Open transactional actions: interacting with non-transactional resources in STM Haskell

This paper addresses the problem of accessing external resources from inside transactions in STM Haskell, and for that purpose introduces a new abstraction called Open Transactional Actions (OTAs) that provides a framework for wrapping non-transactional resources in a transactional layer. OTAs allow the programmer to access resources through IO actions, from inside transactions, and also to register commit and abort handlers: the former are used to make the accesses to resources visible to other transactions at commit time, and the latter to undo changes in the resource if the transaction has to roll back. OTAs, once started, are guaranteed to be executed completely before the hosting transaction can be aborted, guarantying that if a resource is accessed, its respective commit and abort actions will be properly registered. We believe that OTAs could be used by expert programmers to implement useful system libraries and also to give a transactional semantics to fast linearizable data structures, i.e., transactional boosting. As a proof of concept, we present examples that use OTAs to implement transactional file access and transactional boosted data types that are faster than pure STM Haskell in most cases.

Oregano: staging regular expressions with Moore Cayley fusion

Regular expressions are a tool for recognising regular languages, historically implemented using derivatives or non-deterministic finite automata. They are convenient for many light-weight parsing workloads, but their traditional formulation only lends them to matching text, not returning fully-structured results. This contrasts with other forms of parsing, where the aim is to extract meaningful data, for example abstract syntax trees. Yet, most regular expression libraries do not support this useful output, and those that do are often slower, and backed by parser combinator libraries.

This paper presents Oregano, a redesign of regular expressions to make use of Moore machines as the underlying machinery; this way the regular expression matcher can produce results. We further show how to produce heterogeneous results, providing a classic applicative interface. To make this representation performant, we leverage the relationship between Cayley representations, continuation-passing style, and staged meta-programming to generate performant code for regular expression matching with fully-structured results.

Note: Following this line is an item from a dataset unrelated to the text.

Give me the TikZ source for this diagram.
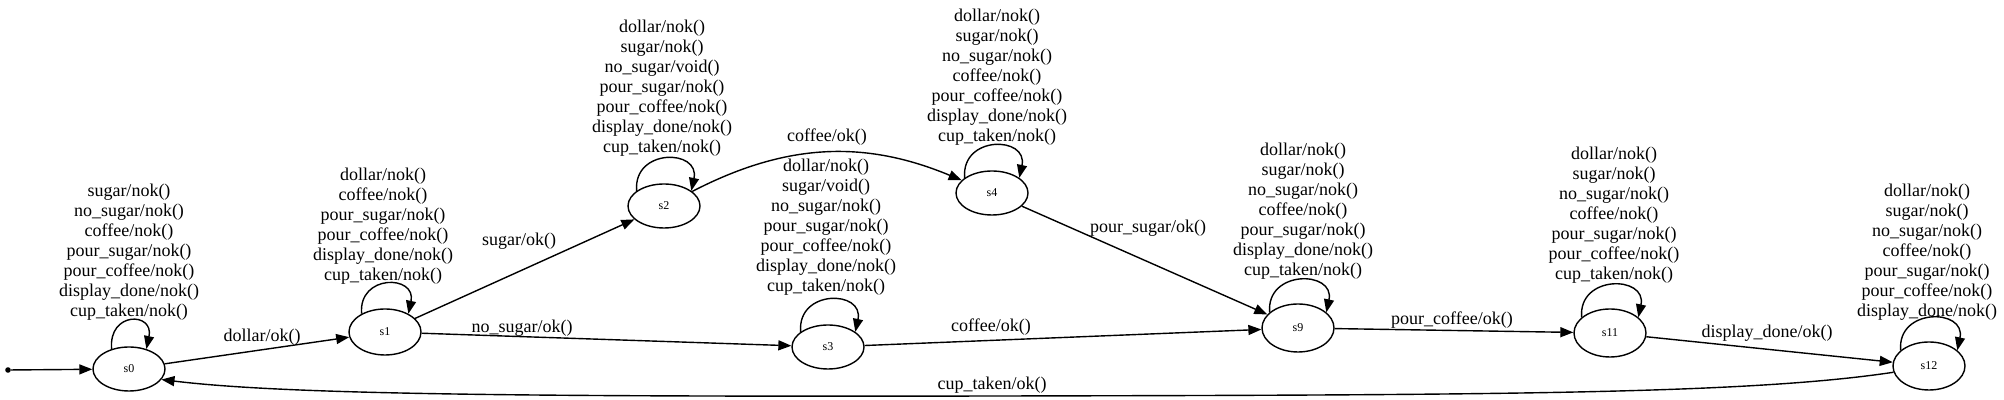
\documentclass[tikz,border=0pt]{standalone}
\usepackage{fontspec}
\setmainfont{Liberation Serif}
\usetikzlibrary{arrows.meta,shapes.geometric}
\begin{document}
\begin{tikzpicture}[x=0.5pt,y=0.5pt,
  st/.style={draw, ellipse, line width=0.7pt, minimum width=36pt, minimum height=22pt, inner sep=0pt, font=\fontsize{6}{7}\selectfont},
  stt/.style={st, minimum height=24pt},
  arr/.style={-{Triangle[length=6.5pt,width=5pt]}, line width=0.7pt},
  lbl/.style={font=\fontsize{9}{10}\selectfont, align=center, inner sep=0pt}]
\useasboundingbox (0,0) rectangle (2004,400);
% states
\node[circle, fill, inner sep=0pt, minimum size=2.8pt] (start) at (8,30) {};
\node[st] (s0) at (129,31) {s0};
\node[st, minimum height=23pt] (s1) at (385,68) {s1};
\node[st] (s2) at (664,194) {s2};
\node[st] (s4) at (992,207) {s4};
\node[st] (s3) at (828,53) {s3};
\node[stt] (s9) at (1298,72) {s9};
\node[stt] (s11) at (1610,67) {s11};
\node[stt] (s12) at (1929,34) {s12};
% transitions
\draw[arr] (start) -- (s0);
\draw[arr] (s0) -- (s1);
\draw[arr] (s1) -- (s2);
\draw[arr] (s1) -- (s3);
\draw[arr] (s2) to[bend left=25] (s4);
\draw[arr] (s4) -- (s9);
\draw[arr] (s3) -- (s9);
\draw[arr] (s9) -- (s11);
\draw[arr] (s11) -- (s12);
\draw[arr] (s12.190) .. controls (1750,6) and (1500,5) .. (1000,4) .. controls (500,3) and (280,6) .. (s0.-18);
% self loops
\foreach \s/\a/\b/\c in {s0/131/49/19pt, s1/142/38/20pt, s2/151/29/21.5pt, s4/151/29/21.5pt, s3/151/29/21.5pt, s9/151/29/21.5pt, s11/151/29/21.5pt, s12/151/29/21.5pt}{
  \draw[arr] (\s.\a) .. controls +(95:\c) and +(78:\c) .. (\s.\b);
}
% loop labels
\node[lbl] (l0) at (129,148) {sugar/nok()\\no\_sugar/nok()\\coffee/nok()\\pour\_sugar/nok()\\pour\_coffee/nok()\\display\_done/nok()\\cup\_taken/nok()};
\node[lbl] (l1) at (383,174) {dollar/nok()\\coffee/nok()\\pour\_sugar/nok()\\pour\_coffee/nok()\\display\_done/nok()\\cup\_taken/nok()};
\node[lbl] (l2) at (662,312) {dollar/nok()\\sugar/nok()\\no\_sugar/void()\\pour\_sugar/nok()\\pour\_coffee/nok()\\display\_done/nok()\\cup\_taken/nok()};
\node[lbl] (l4) at (997,323) {dollar/nok()\\sugar/nok()\\no\_sugar/nok()\\coffee/nok()\\pour\_coffee/nok()\\display\_done/nok()\\cup\_taken/nok()};
\node[lbl] (l3) at (826,173) {dollar/nok()\\sugar/void()\\no\_sugar/nok()\\pour\_sugar/nok()\\pour\_coffee/nok()\\display\_done/nok()\\cup\_taken/nok()};
\node[lbl] (l9) at (1303,189) {dollar/nok()\\sugar/nok()\\no\_sugar/nok()\\coffee/nok()\\pour\_sugar/nok()\\display\_done/nok()\\cup\_taken/nok()};
\node[lbl] (l11) at (1614,185) {dollar/nok()\\sugar/nok()\\no\_sugar/nok()\\coffee/nok()\\pour\_sugar/nok()\\pour\_coffee/nok()\\cup\_taken/nok()};
\node[lbl] (l12) at (1927,148) {dollar/nok()\\sugar/nok()\\no\_sugar/nok()\\coffee/nok()\\pour\_sugar/nok()\\pour\_coffee/nok()\\display\_done/nok()};
% edge labels
\node[lbl] (e01) at (262,63) {dollar/ok()};
\node[lbl] (e12) at (519,159) {sugar/ok()};
\node[lbl] (e13) at (522,72) {no\_sugar/ok()};
\node[lbl] (e24) at (827,263) {coffee/ok()};
\node[lbl] (e39) at (991,73) {coffee/ok()};
\node[lbl] (e49) at (1148,172) {pour\_sugar/ok()};
\node[lbl] (e911) at (1452,80) {pour\_coffee/ok()};
\node[lbl] (e1112) at (1767,67) {display\_done/ok()};
\node[lbl] (e120) at (992,15) {cup\_taken/ok()};
\end{tikzpicture}
\end{document}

Investigating magic numbers: improving the inlining heuristic in the Glasgow Haskell Compiler

Inlining is a widely studied compiler optimization that is particularly important for functional languages such as Haskell and OCaml. The Glasgow Haskell Compiler (GHC) inliner is a heuristic of such complexity, however, that it has not significantly changed for nearly 20 years. It heavily relies on hard-coded numeric constants, or magic numbers, based on out-of-date intuition. Dissatisfaction with inlining performance has led to the widespread use of inlining pragmas by programmers.

In this paper, we present an in-depth study of the effect of inlining on performance in functional languages. We specifically focus on the inlining behavior of GHC and present techniques to systematically explore the space of possible magic number values, or configurations, and evaluate their performance on a set of real-world benchmarks where inline pragmas are present. Pragmas may slow down individual programs, but on average improve performance by 10%. Searching for the best configuration on a per-program basis increases this performance to an average of 27%. Searching for the best configuration for each program is, however, expensive and unrealistic, requiring repeated compilation and execution. This paper determines a new single configuration that gives a 22% improvement on average across the benchmarks. Finally, we use a simple machine learning model that predicts the best configuration on a per-program basis, giving a 26% average improvement.

Partial type constructors in practice

Type constructors in functional programming languages are total: a Haskell programmer can equally readily construct lists of any element type. In practice, however, not all applications of type constructors are equally sensible: collections may only make sense for orderable elements, or embedded DSLs might only make sense for serializable return types. Jones et al. proposed a theory of partial type constructors, which guarantees that type applications are sensible, and extends higher-order abstractions to apply equally well to partial and total type constructors. This paper evaluates the practicality of partial type constructors, in terms of both language design and implementation. We extend GHC, the most widely used Haskell compiler, with support for partial type constructors, and test our extension on the compiler itself and its libraries. We show that introducing partial type constructors has a minimal impact on most code, but raises important questions in language and library design.

Reasonable Agda is correct Haskell: writing verified Haskell using agda2hs

Modern dependently typed languages such as Agda can be used to statically enforce the correctness of programs. However, they still lack the large ecosystem of a more popular language like Haskell. To combine the strength of both approaches, we present agda2hs, a tool that translates an expressive subset of Agda to readable Haskell, erasing dependent types and proofs in the process. Thanks to Agda's support for erasure annotations, this process is both safe and transparent to the user. Compared to other tools for program extraction, agda2hs uses a syntax that is already familiar to functional programmers, allows for both intrinsic and extrinsic approaches to verification, and produces Haskell code that is easy to read and audit by programmers with no knowledge of Agda.

We present a practical use case of agda2hs at IOG to verify properties of a program generator. While both agda2hs and its ecosystem are still young, our experiences so far show that this is a viable approach to make verified functional programming available to a broader audience.

This paper is a literate Agda script, hence all rendered (Agda) code has been typechecked.

Embedded pattern matching

Haskell is a popular choice for hosting deeply embedded languages. A recurring challenge for these embeddings is how to seamlessly integrate user defined algebraic data types. In particular, one important, convenient, and expressive feature for creating and inspecting data—pattern matching—is not directly available on embedded terms. We present a novel technique, embedded pattern matching, which enables a natural and user friendly embedding of user defined algebraic data types into the embedded language, and allows programmers to pattern match on terms in the embedded language in much the same way they would in the host language.